Work to do. Reproduce the listing below without changes, except that pictures are left out.
○ ○ ○
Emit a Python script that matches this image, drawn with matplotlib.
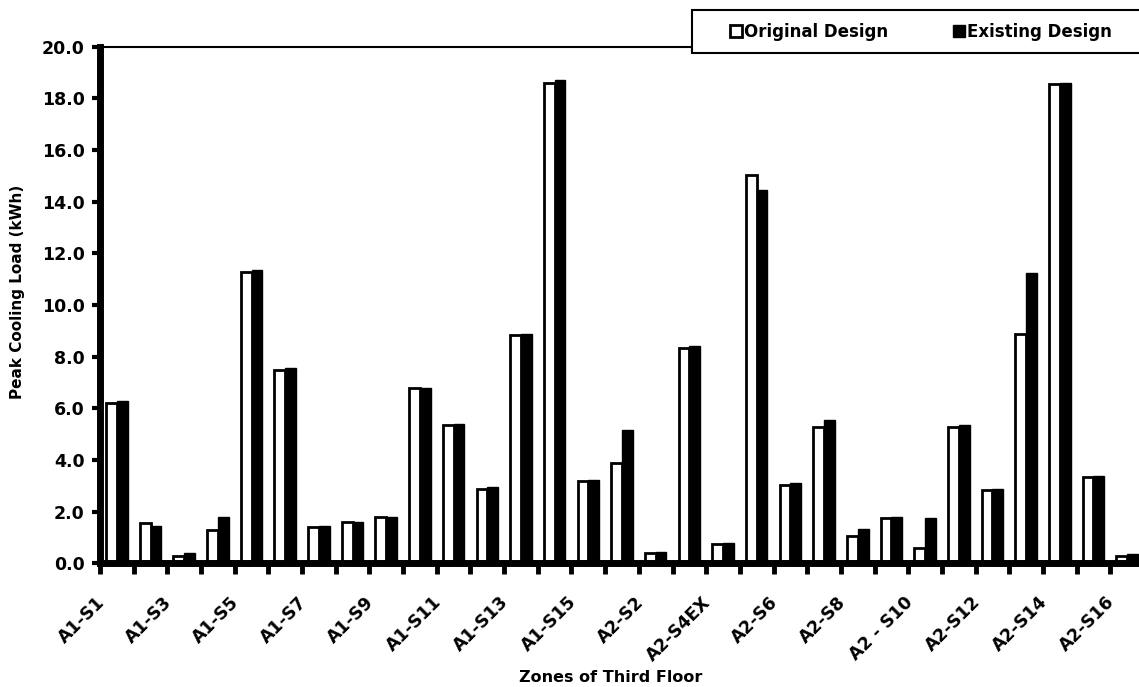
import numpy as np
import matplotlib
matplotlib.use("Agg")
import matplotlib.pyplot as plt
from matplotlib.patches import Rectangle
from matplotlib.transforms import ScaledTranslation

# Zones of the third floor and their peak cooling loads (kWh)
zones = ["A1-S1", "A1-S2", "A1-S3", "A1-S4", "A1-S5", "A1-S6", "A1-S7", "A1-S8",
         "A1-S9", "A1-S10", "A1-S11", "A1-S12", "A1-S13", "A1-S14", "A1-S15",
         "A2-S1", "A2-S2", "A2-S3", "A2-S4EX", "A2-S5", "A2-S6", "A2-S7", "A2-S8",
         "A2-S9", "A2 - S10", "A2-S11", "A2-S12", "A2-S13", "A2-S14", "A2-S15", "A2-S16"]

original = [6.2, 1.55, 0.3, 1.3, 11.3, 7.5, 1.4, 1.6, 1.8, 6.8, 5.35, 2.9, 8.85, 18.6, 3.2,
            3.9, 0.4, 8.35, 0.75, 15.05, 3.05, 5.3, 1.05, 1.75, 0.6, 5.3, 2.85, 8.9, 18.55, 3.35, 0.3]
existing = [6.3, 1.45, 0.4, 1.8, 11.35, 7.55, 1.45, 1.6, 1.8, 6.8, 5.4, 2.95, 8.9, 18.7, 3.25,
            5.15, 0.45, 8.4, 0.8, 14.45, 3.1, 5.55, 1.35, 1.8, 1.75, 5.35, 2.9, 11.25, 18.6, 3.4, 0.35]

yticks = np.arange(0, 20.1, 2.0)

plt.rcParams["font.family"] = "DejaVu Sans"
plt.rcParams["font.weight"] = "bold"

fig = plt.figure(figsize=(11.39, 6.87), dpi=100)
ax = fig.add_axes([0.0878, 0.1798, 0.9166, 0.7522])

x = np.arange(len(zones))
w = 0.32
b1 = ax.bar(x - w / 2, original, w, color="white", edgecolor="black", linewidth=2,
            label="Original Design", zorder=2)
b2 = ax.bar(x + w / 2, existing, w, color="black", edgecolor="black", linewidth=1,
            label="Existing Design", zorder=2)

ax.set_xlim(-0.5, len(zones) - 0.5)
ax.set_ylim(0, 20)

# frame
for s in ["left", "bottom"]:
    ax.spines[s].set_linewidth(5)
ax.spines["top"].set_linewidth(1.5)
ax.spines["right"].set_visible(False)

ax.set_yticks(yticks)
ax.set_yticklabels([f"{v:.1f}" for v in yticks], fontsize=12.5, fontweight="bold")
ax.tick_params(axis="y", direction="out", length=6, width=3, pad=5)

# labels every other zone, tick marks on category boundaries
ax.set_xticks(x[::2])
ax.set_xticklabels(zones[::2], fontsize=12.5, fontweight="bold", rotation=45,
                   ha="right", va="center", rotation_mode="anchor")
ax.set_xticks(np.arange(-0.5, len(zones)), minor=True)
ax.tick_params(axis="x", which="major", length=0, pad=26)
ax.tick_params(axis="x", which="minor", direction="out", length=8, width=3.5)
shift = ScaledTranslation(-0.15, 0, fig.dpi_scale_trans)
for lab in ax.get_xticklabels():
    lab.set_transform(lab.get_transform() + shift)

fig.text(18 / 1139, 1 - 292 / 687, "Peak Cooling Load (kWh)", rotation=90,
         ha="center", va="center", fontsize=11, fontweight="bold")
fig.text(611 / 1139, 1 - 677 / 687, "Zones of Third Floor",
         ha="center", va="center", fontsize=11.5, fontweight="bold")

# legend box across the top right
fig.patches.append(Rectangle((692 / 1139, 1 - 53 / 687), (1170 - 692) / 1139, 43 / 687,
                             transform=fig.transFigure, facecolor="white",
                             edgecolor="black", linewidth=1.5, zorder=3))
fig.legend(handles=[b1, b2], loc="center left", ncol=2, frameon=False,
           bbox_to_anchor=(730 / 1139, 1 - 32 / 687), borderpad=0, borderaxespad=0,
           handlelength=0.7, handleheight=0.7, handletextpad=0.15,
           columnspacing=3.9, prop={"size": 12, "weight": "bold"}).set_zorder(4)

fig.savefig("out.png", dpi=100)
○ ○ ○
Finished exercise.
Emit a Python script that matches this image, drawn with matplotlib.
import numpy as np
import matplotlib
matplotlib.use("Agg")
import matplotlib.pyplot as plt
from matplotlib.patches import Rectangle
from matplotlib.transforms import ScaledTranslation

# Zones of the third floor and their peak cooling loads (kWh)
zones = ["A1-S1", "A1-S2", "A1-S3", "A1-S4", "A1-S5", "A1-S6", "A1-S7", "A1-S8",
         "A1-S9", "A1-S10", "A1-S11", "A1-S12", "A1-S13", "A1-S14", "A1-S15",
         "A2-S1", "A2-S2", "A2-S3", "A2-S4EX", "A2-S5", "A2-S6", "A2-S7", "A2-S8",
         "A2-S9", "A2 - S10", "A2-S11", "A2-S12", "A2-S13", "A2-S14", "A2-S15", "A2-S16"]

original = [6.2, 1.55, 0.3, 1.3, 11.3, 7.5, 1.4, 1.6, 1.8, 6.8, 5.35, 2.9, 8.85, 18.6, 3.2,
            3.9, 0.4, 8.35, 0.75, 15.05, 3.05, 5.3, 1.05, 1.75, 0.6, 5.3, 2.85, 8.9, 18.55, 3.35, 0.3]
existing = [6.3, 1.45, 0.4, 1.8, 11.35, 7.55, 1.45, 1.6, 1.8, 6.8, 5.4, 2.95, 8.9, 18.7, 3.25,
            5.15, 0.45, 8.4, 0.8, 14.45, 3.1, 5.55, 1.35, 1.8, 1.75, 5.35, 2.9, 11.25, 18.6, 3.4, 0.35]

yticks = np.arange(0, 20.1, 2.0)

plt.rcParams["font.family"] = "DejaVu Sans"
plt.rcParams["font.weight"] = "bold"

fig = plt.figure(figsize=(11.39, 6.87), dpi=100)
ax = fig.add_axes([0.0878, 0.1798, 0.9166, 0.7522])

x = np.arange(len(zones))
w = 0.32
b1 = ax.bar(x - w / 2, original, w, color="white", edgecolor="black", linewidth=2,
            label="Original Design", zorder=2)
b2 = ax.bar(x + w / 2, existing, w, color="black", edgecolor="black", linewidth=1,
            label="Existing Design", zorder=2)

ax.set_xlim(-0.5, len(zones) - 0.5)
ax.set_ylim(0, 20)

# frame
for s in ["left", "bottom"]:
    ax.spines[s].set_linewidth(5)
ax.spines["top"].set_linewidth(1.5)
ax.spines["right"].set_visible(False)

ax.set_yticks(yticks)
ax.set_yticklabels([f"{v:.1f}" for v in yticks], fontsize=12.5, fontweight="bold")
ax.tick_params(axis="y", direction="out", length=6, width=3, pad=5)

# labels every other zone, tick marks on category boundaries
ax.set_xticks(x[::2])
ax.set_xticklabels(zones[::2], fontsize=12.5, fontweight="bold", rotation=45,
                   ha="right", va="center", rotation_mode="anchor")
ax.set_xticks(np.arange(-0.5, len(zones)), minor=True)
ax.tick_params(axis="x", which="major", length=0, pad=26)
ax.tick_params(axis="x", which="minor", direction="out", length=8, width=3.5)
shift = ScaledTranslation(-0.15, 0, fig.dpi_scale_trans)
for lab in ax.get_xticklabels():
    lab.set_transform(lab.get_transform() + shift)

fig.text(18 / 1139, 1 - 292 / 687, "Peak Cooling Load (kWh)", rotation=90,
         ha="center", va="center", fontsize=11, fontweight="bold")
fig.text(611 / 1139, 1 - 677 / 687, "Zones of Third Floor",
         ha="center", va="center", fontsize=11.5, fontweight="bold")

# legend box across the top right
fig.patches.append(Rectangle((692 / 1139, 1 - 53 / 687), (1170 - 692) / 1139, 43 / 687,
                             transform=fig.transFigure, facecolor="white",
                             edgecolor="black", linewidth=1.5, zorder=3))
fig.legend(handles=[b1, b2], loc="center left", ncol=2, frameon=False,
           bbox_to_anchor=(730 / 1139, 1 - 32 / 687), borderpad=0, borderaxespad=0,
           handlelength=0.7, handleheight=0.7, handletextpad=0.15,
           columnspacing=3.9, prop={"size": 12, "weight": "bold"}).set_zorder(4)

fig.savefig("out.png", dpi=100)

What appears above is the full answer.